Received date: 2025-01-24

  Revised date: 2025-03-17

  Online published: 2025-05-13

Supported by

the Henan Provincial Science and Technology Project(252102321002);Henan Polytechnic University’s Double First-Class Creation Project(GCCYJ202431)

摘要

华北地区是我国重要的粮食生产基地,而干旱灾害是影响该地区可持续农业的最突出因素之一。以华北地区冬小麦关键生育期为切入点,基于3个月时间尺度的标准化降水蒸散指数(SPEI-3)和大尺度环流等数据,借助游程理论和聚类分析等手段,解析冬小麦生育期干旱事件空间分异规律,探讨干湿时空变化特征及驱动因素。
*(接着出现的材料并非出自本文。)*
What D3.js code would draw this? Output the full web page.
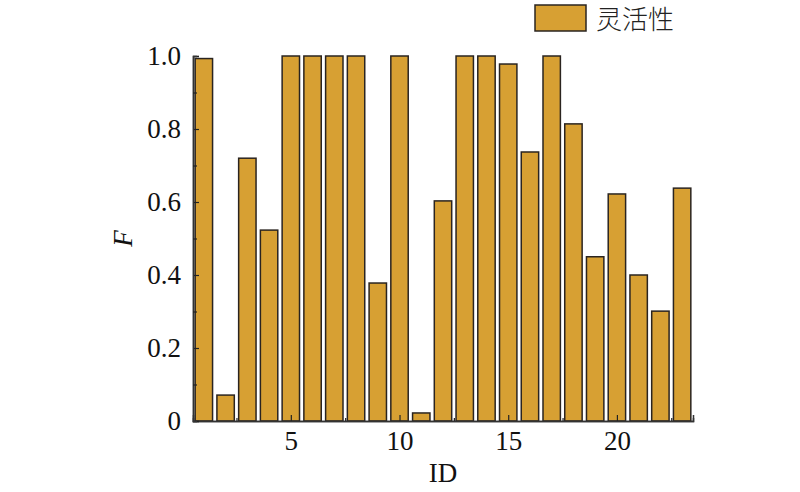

结果表明:1961—2021年华北地区冬小麦生育期呈湿润化态势,尤其是孕穗期—成熟期;冬小麦生育期干湿变化空间差异较大,河北省、河南省及山东省等地湿润化趋势明显,而山西省干化现象突出;河南省及周边冬小麦全生育期干旱发生频率高、持续时间短,而河北省和山东省北部等地干旱持续时间长、发生频率低、严重程度高,不同生育期干旱事件空间结构聚类模式不同;在冬小麦全生育期、出苗期—分蘖期、越冬期—拔节期和孕穗期—成熟期SPEI-3与环流因子存在很强的关系,主要影响因子依次为热带北大西洋指数、太平洋北美型指数、北极涛动指数和厄尔尼诺3.4区海温距平指数,研究结果可为华北地区农业抗旱减灾决策提供支撑。

本文引用格式

郭灵辉 , 闫静静 , 罗媛媛 , 徐紫萌 , 高江波 , 吴绍洪 , 冯千凤 . 华北地区冬小麦生育期中短尺度气象干旱演变特征及影响因素解析[J]. 地球科学进展, 2025 , 40(4) : 374 -387 . DOI: 10.11867/j.issn.1001-8166.2025.027

Abstract

The North China region is one of the most important grains productions regions in China, and climatic drought is the primary natural disaster affecting agricultural production, always resulting in immense lose for the agriculture. Hence, exploring the spatiotemporal evolution and formation mechanism of drought in North China is an important basis for a quantitative understanding of drought mechanisms as well as the scientific prevention and control of drought disaster risk, insuring regional and even national food security. Using the Standardized Precipitation Evapotranspiration Index (SPEI-3) and large-scale circulation data, this study systematically investigated spatial variation patterns of drought events during the growth period of winter wheat and their potential influencing factors by integrating run length theory, cluster analysis, and wavelet transform coherence methods. Results show that the climate during the winter wheat growth period in North China (1961-2021) became increasingly moist, particularly from the booting to the maturity stages, Significant spatial differences in dry and wet conditions were observed, with increasing humidification in Hebei, Henan, and Shandong provinces, and a drying trend in Shanxi Province. Henan Province and surrounding areas experienced more frequent but shorter-duration droughts, whereas the opposite pattern was observed in Hebei Province and northern Shandong Province. Spatial clustering patterns of drought events varied across individual growth stages. SPEI-3 was strongly corelated with atmospheric circulation indices throughout the winter wheat growth cycle, including the emergence-tillering, overwintering-jointing, and booting-maturity stages, with TNA, PNA, AO, and NINO34 identified as key influencing factors. The results of this study could provide regional specific valuable insights for agricultural drought resistance and disaster reduction decision-making in North China.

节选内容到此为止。